[START OF Available data]

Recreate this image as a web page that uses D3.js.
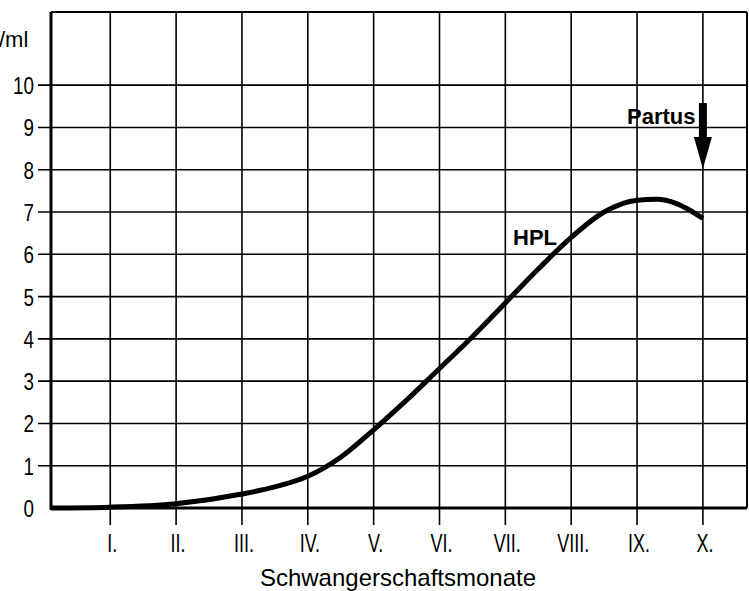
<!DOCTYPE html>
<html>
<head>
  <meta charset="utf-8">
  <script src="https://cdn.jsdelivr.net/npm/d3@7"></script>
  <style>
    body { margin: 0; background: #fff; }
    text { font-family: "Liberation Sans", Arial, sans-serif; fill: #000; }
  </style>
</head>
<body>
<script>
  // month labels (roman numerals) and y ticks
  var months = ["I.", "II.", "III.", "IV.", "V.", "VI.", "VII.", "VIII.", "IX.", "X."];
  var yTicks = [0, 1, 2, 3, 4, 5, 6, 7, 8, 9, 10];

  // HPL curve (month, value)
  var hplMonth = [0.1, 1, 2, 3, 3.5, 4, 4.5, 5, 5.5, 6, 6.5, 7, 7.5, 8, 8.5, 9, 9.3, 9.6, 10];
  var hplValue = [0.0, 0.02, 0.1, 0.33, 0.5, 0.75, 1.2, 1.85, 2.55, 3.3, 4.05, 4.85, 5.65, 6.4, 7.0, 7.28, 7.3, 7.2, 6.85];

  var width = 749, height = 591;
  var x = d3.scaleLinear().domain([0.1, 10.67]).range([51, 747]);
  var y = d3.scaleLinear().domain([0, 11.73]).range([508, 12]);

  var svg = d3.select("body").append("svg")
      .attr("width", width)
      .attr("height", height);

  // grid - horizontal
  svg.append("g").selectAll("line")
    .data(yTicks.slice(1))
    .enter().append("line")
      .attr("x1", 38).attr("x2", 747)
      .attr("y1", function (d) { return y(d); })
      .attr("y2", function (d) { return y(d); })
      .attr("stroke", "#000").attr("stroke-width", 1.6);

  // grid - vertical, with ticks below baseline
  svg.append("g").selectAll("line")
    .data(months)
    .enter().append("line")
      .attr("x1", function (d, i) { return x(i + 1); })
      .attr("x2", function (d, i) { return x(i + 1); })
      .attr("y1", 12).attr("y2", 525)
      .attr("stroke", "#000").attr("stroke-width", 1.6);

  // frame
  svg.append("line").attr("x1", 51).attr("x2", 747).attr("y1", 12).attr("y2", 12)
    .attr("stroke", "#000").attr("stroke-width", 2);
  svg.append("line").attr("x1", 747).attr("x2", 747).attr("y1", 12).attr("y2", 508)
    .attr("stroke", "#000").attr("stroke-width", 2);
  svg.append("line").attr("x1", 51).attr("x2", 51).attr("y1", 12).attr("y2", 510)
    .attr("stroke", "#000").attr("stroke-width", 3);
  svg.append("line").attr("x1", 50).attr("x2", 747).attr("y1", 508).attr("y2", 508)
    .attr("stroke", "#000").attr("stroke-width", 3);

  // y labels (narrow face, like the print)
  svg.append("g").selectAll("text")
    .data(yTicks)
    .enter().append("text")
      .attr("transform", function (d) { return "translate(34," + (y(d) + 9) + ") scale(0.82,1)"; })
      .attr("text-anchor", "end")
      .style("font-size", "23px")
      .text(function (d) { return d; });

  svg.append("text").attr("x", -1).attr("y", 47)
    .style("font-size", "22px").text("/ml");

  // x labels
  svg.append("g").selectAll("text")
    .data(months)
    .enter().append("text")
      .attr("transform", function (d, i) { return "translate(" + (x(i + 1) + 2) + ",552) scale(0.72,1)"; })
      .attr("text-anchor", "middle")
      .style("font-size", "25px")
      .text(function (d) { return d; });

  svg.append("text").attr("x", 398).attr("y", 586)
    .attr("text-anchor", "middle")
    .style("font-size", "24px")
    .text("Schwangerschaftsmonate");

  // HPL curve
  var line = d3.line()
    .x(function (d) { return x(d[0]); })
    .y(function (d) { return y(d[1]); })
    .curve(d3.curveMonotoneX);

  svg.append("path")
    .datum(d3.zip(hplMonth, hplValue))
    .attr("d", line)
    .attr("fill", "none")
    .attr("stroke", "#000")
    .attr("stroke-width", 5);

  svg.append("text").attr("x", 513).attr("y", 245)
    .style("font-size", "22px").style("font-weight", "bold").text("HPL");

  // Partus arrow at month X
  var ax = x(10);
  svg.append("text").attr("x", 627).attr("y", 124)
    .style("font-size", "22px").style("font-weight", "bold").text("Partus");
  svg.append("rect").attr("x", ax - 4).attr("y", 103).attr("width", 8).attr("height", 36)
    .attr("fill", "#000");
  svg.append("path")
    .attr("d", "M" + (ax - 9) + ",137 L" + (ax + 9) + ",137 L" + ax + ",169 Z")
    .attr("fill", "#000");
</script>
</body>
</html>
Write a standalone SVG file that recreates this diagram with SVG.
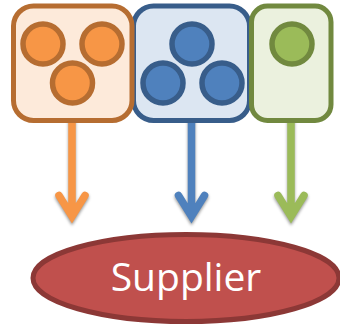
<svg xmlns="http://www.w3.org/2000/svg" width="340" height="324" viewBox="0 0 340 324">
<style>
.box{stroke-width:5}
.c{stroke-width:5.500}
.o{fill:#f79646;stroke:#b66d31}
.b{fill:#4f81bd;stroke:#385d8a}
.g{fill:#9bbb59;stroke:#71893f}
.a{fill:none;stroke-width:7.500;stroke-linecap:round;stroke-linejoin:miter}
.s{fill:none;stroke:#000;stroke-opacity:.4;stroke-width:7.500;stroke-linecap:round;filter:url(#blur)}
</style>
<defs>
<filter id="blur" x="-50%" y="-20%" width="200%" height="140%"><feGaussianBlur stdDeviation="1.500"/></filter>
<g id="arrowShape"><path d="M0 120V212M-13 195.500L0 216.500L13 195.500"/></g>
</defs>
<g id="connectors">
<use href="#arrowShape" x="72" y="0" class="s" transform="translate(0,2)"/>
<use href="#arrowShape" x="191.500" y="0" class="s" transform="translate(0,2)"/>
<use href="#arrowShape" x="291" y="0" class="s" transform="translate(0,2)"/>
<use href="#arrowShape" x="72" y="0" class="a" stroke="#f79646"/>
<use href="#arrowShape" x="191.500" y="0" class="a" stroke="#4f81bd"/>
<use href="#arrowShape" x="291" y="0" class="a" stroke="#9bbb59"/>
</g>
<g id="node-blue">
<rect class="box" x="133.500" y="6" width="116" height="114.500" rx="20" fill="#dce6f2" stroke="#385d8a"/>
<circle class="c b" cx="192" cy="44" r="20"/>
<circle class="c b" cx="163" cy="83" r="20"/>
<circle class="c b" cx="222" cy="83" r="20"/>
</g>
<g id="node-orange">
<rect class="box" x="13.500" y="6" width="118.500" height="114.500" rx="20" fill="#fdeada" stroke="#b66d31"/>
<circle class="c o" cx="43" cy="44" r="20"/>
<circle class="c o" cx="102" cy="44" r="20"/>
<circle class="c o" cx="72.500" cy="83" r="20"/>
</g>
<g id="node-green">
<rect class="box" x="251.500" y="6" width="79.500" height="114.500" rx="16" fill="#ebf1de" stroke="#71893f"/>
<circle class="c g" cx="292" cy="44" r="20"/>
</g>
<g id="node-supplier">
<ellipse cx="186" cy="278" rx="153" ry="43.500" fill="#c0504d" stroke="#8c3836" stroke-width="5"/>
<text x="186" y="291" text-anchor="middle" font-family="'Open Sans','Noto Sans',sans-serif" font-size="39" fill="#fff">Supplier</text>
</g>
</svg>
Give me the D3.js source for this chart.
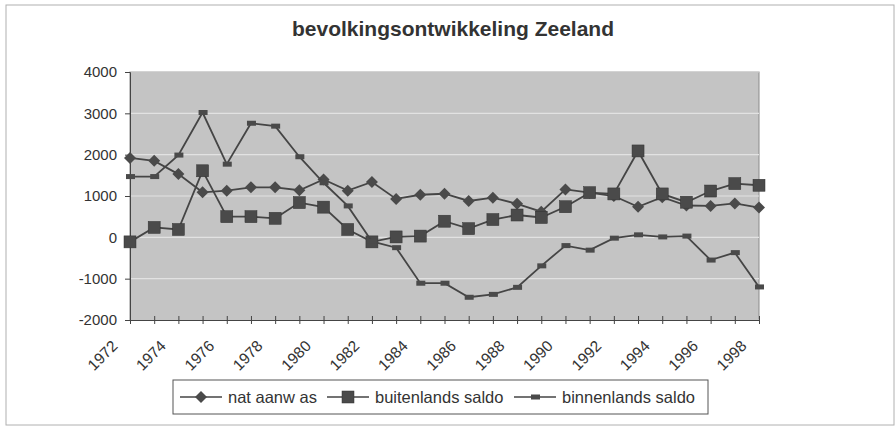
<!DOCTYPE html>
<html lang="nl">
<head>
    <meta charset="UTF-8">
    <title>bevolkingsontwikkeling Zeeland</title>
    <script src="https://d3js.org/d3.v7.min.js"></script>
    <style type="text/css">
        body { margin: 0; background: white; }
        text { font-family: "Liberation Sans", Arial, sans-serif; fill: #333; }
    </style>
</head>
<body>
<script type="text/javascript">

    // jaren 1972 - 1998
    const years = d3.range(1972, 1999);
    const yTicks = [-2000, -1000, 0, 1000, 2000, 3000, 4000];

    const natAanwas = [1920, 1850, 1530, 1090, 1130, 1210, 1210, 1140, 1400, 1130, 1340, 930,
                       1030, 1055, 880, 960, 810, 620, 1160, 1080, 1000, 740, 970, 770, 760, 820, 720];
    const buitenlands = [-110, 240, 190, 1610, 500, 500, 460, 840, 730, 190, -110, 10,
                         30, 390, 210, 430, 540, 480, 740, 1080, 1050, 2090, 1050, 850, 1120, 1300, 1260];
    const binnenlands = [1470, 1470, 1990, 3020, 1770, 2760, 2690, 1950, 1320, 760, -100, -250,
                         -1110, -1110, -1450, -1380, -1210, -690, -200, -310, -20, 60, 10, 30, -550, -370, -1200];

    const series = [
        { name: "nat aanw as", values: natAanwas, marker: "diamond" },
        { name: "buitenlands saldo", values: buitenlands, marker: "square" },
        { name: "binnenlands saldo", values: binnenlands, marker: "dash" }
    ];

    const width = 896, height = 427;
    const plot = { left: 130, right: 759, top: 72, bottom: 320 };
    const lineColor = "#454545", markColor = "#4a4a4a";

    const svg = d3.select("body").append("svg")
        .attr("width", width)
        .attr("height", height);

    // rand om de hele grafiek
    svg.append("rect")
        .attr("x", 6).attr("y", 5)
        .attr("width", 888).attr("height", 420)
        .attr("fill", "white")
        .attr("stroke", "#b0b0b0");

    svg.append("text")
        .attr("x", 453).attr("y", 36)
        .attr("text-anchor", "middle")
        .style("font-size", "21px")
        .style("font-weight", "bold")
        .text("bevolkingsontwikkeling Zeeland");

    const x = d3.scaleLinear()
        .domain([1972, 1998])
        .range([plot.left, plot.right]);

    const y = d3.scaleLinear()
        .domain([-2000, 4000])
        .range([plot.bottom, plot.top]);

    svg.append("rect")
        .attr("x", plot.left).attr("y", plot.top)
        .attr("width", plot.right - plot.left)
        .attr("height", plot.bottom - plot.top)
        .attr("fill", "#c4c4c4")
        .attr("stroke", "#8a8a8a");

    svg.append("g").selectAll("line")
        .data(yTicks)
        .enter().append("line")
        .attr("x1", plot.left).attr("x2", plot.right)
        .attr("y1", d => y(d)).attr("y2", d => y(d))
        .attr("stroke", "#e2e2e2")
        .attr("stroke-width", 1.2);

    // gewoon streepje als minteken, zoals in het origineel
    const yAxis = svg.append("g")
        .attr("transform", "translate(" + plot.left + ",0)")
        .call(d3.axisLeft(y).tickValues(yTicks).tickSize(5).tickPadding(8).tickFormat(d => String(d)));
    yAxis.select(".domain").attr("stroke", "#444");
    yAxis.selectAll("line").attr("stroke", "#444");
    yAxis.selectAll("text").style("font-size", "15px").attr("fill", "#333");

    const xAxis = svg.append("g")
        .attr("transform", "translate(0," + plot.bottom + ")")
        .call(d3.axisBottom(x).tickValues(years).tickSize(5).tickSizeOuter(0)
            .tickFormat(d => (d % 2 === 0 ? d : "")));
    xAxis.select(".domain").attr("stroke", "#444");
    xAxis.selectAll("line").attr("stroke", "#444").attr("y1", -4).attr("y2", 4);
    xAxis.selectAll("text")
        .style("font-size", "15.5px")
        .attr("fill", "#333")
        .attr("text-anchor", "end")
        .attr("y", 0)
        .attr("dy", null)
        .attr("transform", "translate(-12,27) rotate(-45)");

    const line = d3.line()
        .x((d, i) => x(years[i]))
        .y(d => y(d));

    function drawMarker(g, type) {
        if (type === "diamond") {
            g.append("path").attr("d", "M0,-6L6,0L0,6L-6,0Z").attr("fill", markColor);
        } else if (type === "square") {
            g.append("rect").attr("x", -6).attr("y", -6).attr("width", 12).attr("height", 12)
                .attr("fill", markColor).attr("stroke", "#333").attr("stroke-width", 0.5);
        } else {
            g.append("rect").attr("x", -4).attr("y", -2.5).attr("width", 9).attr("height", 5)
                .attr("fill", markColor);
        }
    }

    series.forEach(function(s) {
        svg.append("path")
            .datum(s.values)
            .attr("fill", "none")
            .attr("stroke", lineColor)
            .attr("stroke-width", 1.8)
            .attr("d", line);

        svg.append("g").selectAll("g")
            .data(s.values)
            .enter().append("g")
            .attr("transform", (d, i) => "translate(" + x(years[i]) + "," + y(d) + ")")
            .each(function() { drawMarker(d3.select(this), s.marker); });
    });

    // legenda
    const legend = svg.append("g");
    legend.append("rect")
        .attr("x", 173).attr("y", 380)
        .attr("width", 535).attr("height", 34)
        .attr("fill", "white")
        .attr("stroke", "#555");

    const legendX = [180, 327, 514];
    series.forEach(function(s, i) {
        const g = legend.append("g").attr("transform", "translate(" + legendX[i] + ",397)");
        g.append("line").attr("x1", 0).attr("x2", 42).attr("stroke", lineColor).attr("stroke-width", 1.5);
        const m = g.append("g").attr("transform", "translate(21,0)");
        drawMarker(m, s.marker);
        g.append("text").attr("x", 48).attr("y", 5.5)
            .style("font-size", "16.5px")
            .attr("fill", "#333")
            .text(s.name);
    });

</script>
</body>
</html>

[END OF Available data]

Problem description:
Pictures stay out. Repeat only the lines from the beginning of the data through the line that has "var y = d3.scaleLinear().domain([0, 11.73]).range([508, 12]);".

Solution to the problem:
Recreate this image as a web page that uses D3.js.
<!DOCTYPE html>
<html>
<head>
  <meta charset="utf-8">
  <script src="https://cdn.jsdelivr.net/npm/d3@7"></script>
  <style>
    body { margin: 0; background: #fff; }
    text { font-family: "Liberation Sans", Arial, sans-serif; fill: #000; }
  </style>
</head>
<body>
<script>
  // month labels (roman numerals) and y ticks
  var months = ["I.", "II.", "III.", "IV.", "V.", "VI.", "VII.", "VIII.", "IX.", "X."];
  var yTicks = [0, 1, 2, 3, 4, 5, 6, 7, 8, 9, 10];

  // HPL curve (month, value)
  var hplMonth = [0.1, 1, 2, 3, 3.5, 4, 4.5, 5, 5.5, 6, 6.5, 7, 7.5, 8, 8.5, 9, 9.3, 9.6, 10];
  var hplValue = [0.0, 0.02, 0.1, 0.33, 0.5, 0.75, 1.2, 1.85, 2.55, 3.3, 4.05, 4.85, 5.65, 6.4, 7.0, 7.28, 7.3, 7.2, 6.85];

  var width = 749, height = 591;
  var x = d3.scaleLinear().domain([0.1, 10.67]).range([51, 747]);
  var y = d3.scaleLinear().domain([0, 11.73]).range([508, 12]);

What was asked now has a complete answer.